Abel and Cole announced that the new eco-labelling would be introduced on products and would be graded from A+ to G based on carbon emissions, water usage and pollution and biodiversity loss.

The retailer has partnered with the same team at Oxford University that introduced the nutritional traffic light system to food products. The labelling will account for each stage of the supply chain and impact is weighted differently for certain products. For example, farming contributes more to the final score than any other stage, given that is where most of a product’s impact happens.


Abel and Cole’s sustainable sourcing manager Ed Ayton, said: ‘We know it can be difficult to tell how sustainable something actually is. Often, that kind of information just isn’t shown on the packaging, so customers are left making decisions without all the facts.


“If biodiversity impact was on ingredient lists, every pound would be a vote. Eco-labels like Foundation Earth’s present those facts at a glance, giving customers the knowledge they need to enjoy a more sustainable shop.’

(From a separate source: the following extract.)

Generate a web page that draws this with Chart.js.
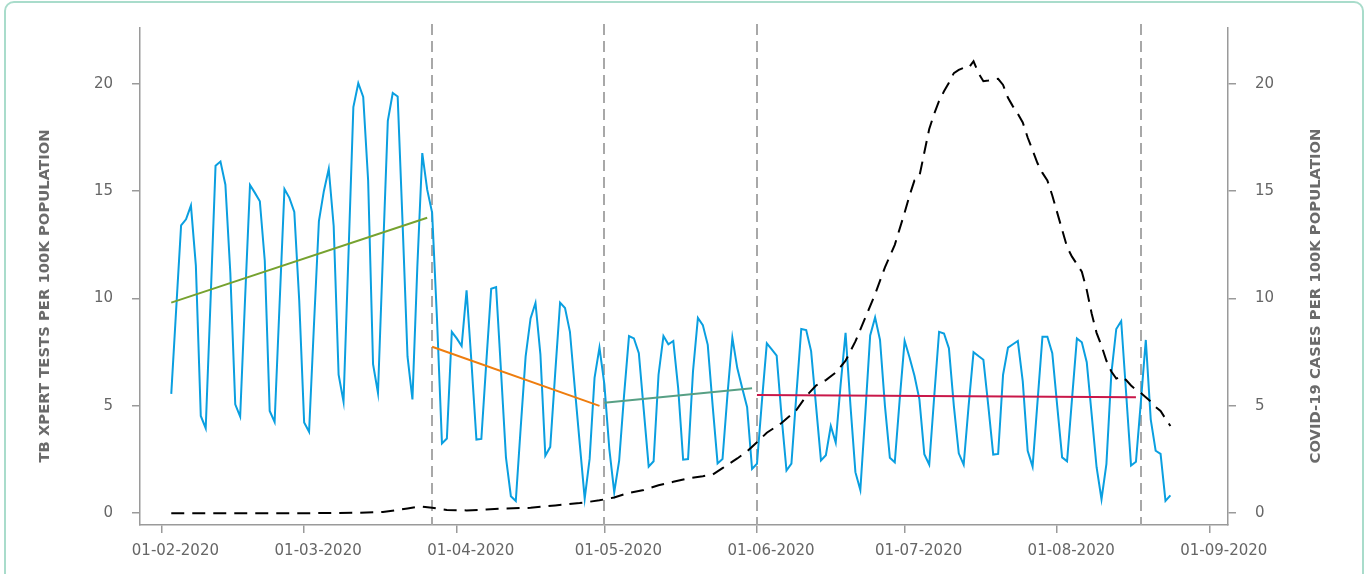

Abel and Cole have already submitted the data for 87 of its fruit and veggie lines to the Foundation Earth eco-label team.


There are currently 456 eco labels in use around the world, but Foundation Earth – an independent non-profit organisation – is aiming to unite the food industry behind a single labelling system that uses lifecycle assessments.


Eco-labelling era


A survey from the Carbon Trust asked 10,000 consumers across France, Germany, Italy, the Netherlands, Spain, Sweden, the UK and the US for their take on carbon labelling on groceries. 51% admitted that they did not think about the carbon impact of products when making choices at the supermarket, but more than two-thirds said they would support carbon labelling. Most of this cohort said such labels would encourage them to change their purchasing choices.


Some brands sold in supermarkets have added carbon labels to their packaging, including Flora’s parent company Upfield, energy drink challenger Tenzing, Quorn Foods and plant-based milk brand Oatly.


The practice of carbon labelling is also becoming increasingly popular for catering firms with contracts with some of the UK’s most popular sports and music events and tourist attractions, like Benugo and Compass Group.


Eco-labelling was also one of the key recommendations from Chris Skidmore’s Net-Zero Review. The Review, published last month, sets out more than 120 recommendations for policy recommendations to deliver a more ‘pro-growth, pro-business’ pathway to net-zero by 2050. While many recommendations relate to energy and industrial infrastructure, Skidmore also accounts for the need to better engage and inform the general public, flagged by the Public Accounts Committee.


One engagement-related recommendation is the implementation of standardized environmental labelling on as many product categories as possible by 2025. This includes ecolabels on things like lightbulbs, which the Government is keen on, and on consumer goods including food and drink.